• _Instructions to follow_:
Write out the material exactly, with the pictures left out.
=== Source material ===
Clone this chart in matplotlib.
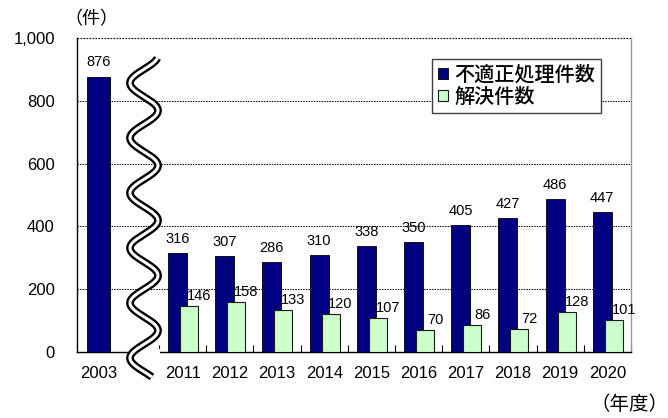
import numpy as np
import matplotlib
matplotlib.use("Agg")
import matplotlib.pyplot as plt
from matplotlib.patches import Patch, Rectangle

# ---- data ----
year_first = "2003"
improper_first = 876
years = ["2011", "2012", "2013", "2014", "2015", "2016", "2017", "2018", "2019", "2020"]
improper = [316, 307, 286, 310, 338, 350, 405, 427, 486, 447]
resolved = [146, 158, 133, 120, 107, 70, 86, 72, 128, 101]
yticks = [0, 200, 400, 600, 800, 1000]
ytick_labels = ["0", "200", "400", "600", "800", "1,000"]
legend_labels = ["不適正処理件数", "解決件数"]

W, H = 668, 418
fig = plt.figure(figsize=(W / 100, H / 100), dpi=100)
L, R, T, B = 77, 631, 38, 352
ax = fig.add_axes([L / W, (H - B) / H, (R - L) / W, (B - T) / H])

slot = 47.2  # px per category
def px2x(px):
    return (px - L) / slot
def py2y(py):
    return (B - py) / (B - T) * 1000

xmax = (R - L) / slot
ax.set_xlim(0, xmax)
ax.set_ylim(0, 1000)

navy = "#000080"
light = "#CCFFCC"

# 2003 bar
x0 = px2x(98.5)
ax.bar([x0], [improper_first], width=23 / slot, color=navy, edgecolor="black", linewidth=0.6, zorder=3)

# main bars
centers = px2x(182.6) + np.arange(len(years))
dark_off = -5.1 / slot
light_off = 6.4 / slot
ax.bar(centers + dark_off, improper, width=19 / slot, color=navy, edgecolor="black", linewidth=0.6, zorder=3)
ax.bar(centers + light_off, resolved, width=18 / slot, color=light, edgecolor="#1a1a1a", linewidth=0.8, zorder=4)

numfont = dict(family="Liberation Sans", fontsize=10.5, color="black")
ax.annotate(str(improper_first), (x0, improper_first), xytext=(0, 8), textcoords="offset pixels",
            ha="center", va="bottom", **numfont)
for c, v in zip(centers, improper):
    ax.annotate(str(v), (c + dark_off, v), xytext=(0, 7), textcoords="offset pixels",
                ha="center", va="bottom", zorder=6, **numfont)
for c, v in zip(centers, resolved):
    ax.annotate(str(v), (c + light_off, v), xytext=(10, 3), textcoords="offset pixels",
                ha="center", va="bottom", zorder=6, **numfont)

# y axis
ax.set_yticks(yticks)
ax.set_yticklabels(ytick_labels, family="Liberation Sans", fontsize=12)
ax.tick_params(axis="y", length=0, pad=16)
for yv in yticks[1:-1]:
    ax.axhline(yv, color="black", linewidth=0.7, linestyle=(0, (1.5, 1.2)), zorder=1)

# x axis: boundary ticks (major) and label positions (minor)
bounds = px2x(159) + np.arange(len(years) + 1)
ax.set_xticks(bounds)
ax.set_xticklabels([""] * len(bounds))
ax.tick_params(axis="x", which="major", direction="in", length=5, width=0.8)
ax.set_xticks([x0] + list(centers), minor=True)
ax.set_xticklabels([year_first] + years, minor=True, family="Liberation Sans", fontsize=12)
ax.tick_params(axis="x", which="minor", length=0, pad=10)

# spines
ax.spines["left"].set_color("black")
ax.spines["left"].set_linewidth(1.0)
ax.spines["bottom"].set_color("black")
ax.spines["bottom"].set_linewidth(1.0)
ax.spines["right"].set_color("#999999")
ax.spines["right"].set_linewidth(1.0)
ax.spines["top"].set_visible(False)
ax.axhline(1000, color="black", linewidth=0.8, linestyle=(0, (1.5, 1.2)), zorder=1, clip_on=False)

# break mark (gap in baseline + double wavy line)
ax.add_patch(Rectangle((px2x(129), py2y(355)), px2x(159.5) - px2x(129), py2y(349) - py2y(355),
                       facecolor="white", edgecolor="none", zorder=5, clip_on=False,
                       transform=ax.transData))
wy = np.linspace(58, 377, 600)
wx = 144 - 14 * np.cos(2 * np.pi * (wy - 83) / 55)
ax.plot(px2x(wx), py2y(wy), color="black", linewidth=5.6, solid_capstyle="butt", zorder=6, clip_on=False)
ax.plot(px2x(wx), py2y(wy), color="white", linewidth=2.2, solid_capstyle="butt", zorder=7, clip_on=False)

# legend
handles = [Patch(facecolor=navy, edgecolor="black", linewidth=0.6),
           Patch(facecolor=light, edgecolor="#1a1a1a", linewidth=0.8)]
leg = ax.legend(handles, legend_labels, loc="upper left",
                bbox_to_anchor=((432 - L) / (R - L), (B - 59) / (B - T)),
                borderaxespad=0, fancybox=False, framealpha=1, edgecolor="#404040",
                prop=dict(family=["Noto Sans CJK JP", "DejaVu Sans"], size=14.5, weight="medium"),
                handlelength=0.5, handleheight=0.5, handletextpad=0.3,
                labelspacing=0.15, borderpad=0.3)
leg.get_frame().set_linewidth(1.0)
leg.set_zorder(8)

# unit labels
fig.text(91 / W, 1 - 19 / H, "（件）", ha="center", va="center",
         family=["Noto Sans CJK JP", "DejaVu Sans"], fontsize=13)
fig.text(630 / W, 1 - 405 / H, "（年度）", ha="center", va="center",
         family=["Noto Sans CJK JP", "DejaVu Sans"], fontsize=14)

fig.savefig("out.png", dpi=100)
===
• _Complete answer_:
Clone this chart in matplotlib.
import numpy as np
import matplotlib
matplotlib.use("Agg")
import matplotlib.pyplot as plt
from matplotlib.patches import Patch, Rectangle

# ---- data ----
year_first = "2003"
improper_first = 876
years = ["2011", "2012", "2013", "2014", "2015", "2016", "2017", "2018", "2019", "2020"]
improper = [316, 307, 286, 310, 338, 350, 405, 427, 486, 447]
resolved = [146, 158, 133, 120, 107, 70, 86, 72, 128, 101]
yticks = [0, 200, 400, 600, 800, 1000]
ytick_labels = ["0", "200", "400", "600", "800", "1,000"]
legend_labels = ["不適正処理件数", "解決件数"]

W, H = 668, 418
fig = plt.figure(figsize=(W / 100, H / 100), dpi=100)
L, R, T, B = 77, 631, 38, 352
ax = fig.add_axes([L / W, (H - B) / H, (R - L) / W, (B - T) / H])

slot = 47.2  # px per category
def px2x(px):
    return (px - L) / slot
def py2y(py):
    return (B - py) / (B - T) * 1000

xmax = (R - L) / slot
ax.set_xlim(0, xmax)
ax.set_ylim(0, 1000)

navy = "#000080"
light = "#CCFFCC"

# 2003 bar
x0 = px2x(98.5)
ax.bar([x0], [improper_first], width=23 / slot, color=navy, edgecolor="black", linewidth=0.6, zorder=3)

# main bars
centers = px2x(182.6) + np.arange(len(years))
dark_off = -5.1 / slot
light_off = 6.4 / slot
ax.bar(centers + dark_off, improper, width=19 / slot, color=navy, edgecolor="black", linewidth=0.6, zorder=3)
ax.bar(centers + light_off, resolved, width=18 / slot, color=light, edgecolor="#1a1a1a", linewidth=0.8, zorder=4)

numfont = dict(family="Liberation Sans", fontsize=10.5, color="black")
ax.annotate(str(improper_first), (x0, improper_first), xytext=(0, 8), textcoords="offset pixels",
            ha="center", va="bottom", **numfont)
for c, v in zip(centers, improper):
    ax.annotate(str(v), (c + dark_off, v), xytext=(0, 7), textcoords="offset pixels",
                ha="center", va="bottom", zorder=6, **numfont)
for c, v in zip(centers, resolved):
    ax.annotate(str(v), (c + light_off, v), xytext=(10, 3), textcoords="offset pixels",
                ha="center", va="bottom", zorder=6, **numfont)

# y axis
ax.set_yticks(yticks)
ax.set_yticklabels(ytick_labels, family="Liberation Sans", fontsize=12)
ax.tick_params(axis="y", length=0, pad=16)
for yv in yticks[1:-1]:
    ax.axhline(yv, color="black", linewidth=0.7, linestyle=(0, (1.5, 1.2)), zorder=1)

# x axis: boundary ticks (major) and label positions (minor)
bounds = px2x(159) + np.arange(len(years) + 1)
ax.set_xticks(bounds)
ax.set_xticklabels([""] * len(bounds))
ax.tick_params(axis="x", which="major", direction="in", length=5, width=0.8)
ax.set_xticks([x0] + list(centers), minor=True)
ax.set_xticklabels([year_first] + years, minor=True, family="Liberation Sans", fontsize=12)
ax.tick_params(axis="x", which="minor", length=0, pad=10)

# spines
ax.spines["left"].set_color("black")
ax.spines["left"].set_linewidth(1.0)
ax.spines["bottom"].set_color("black")
ax.spines["bottom"].set_linewidth(1.0)
ax.spines["right"].set_color("#999999")
ax.spines["right"].set_linewidth(1.0)
ax.spines["top"].set_visible(False)
ax.axhline(1000, color="black", linewidth=0.8, linestyle=(0, (1.5, 1.2)), zorder=1, clip_on=False)

# break mark (gap in baseline + double wavy line)
ax.add_patch(Rectangle((px2x(129), py2y(355)), px2x(159.5) - px2x(129), py2y(349) - py2y(355),
                       facecolor="white", edgecolor="none", zorder=5, clip_on=False,
                       transform=ax.transData))
wy = np.linspace(58, 377, 600)
wx = 144 - 14 * np.cos(2 * np.pi * (wy - 83) / 55)
ax.plot(px2x(wx), py2y(wy), color="black", linewidth=5.6, solid_capstyle="butt", zorder=6, clip_on=False)
ax.plot(px2x(wx), py2y(wy), color="white", linewidth=2.2, solid_capstyle="butt", zorder=7, clip_on=False)

# legend
handles = [Patch(facecolor=navy, edgecolor="black", linewidth=0.6),
           Patch(facecolor=light, edgecolor="#1a1a1a", linewidth=0.8)]
leg = ax.legend(handles, legend_labels, loc="upper left",
                bbox_to_anchor=((432 - L) / (R - L), (B - 59) / (B - T)),
                borderaxespad=0, fancybox=False, framealpha=1, edgecolor="#404040",
                prop=dict(family=["Noto Sans CJK JP", "DejaVu Sans"], size=14.5, weight="medium"),
                handlelength=0.5, handleheight=0.5, handletextpad=0.3,
                labelspacing=0.15, borderpad=0.3)
leg.get_frame().set_linewidth(1.0)
leg.set_zorder(8)

# unit labels
fig.text(91 / W, 1 - 19 / H, "（件）", ha="center", va="center",
         family=["Noto Sans CJK JP", "DejaVu Sans"], fontsize=13)
fig.text(630 / W, 1 - 405 / H, "（年度）", ha="center", va="center",
         family=["Noto Sans CJK JP", "DejaVu Sans"], fontsize=14)

fig.savefig("out.png", dpi=100)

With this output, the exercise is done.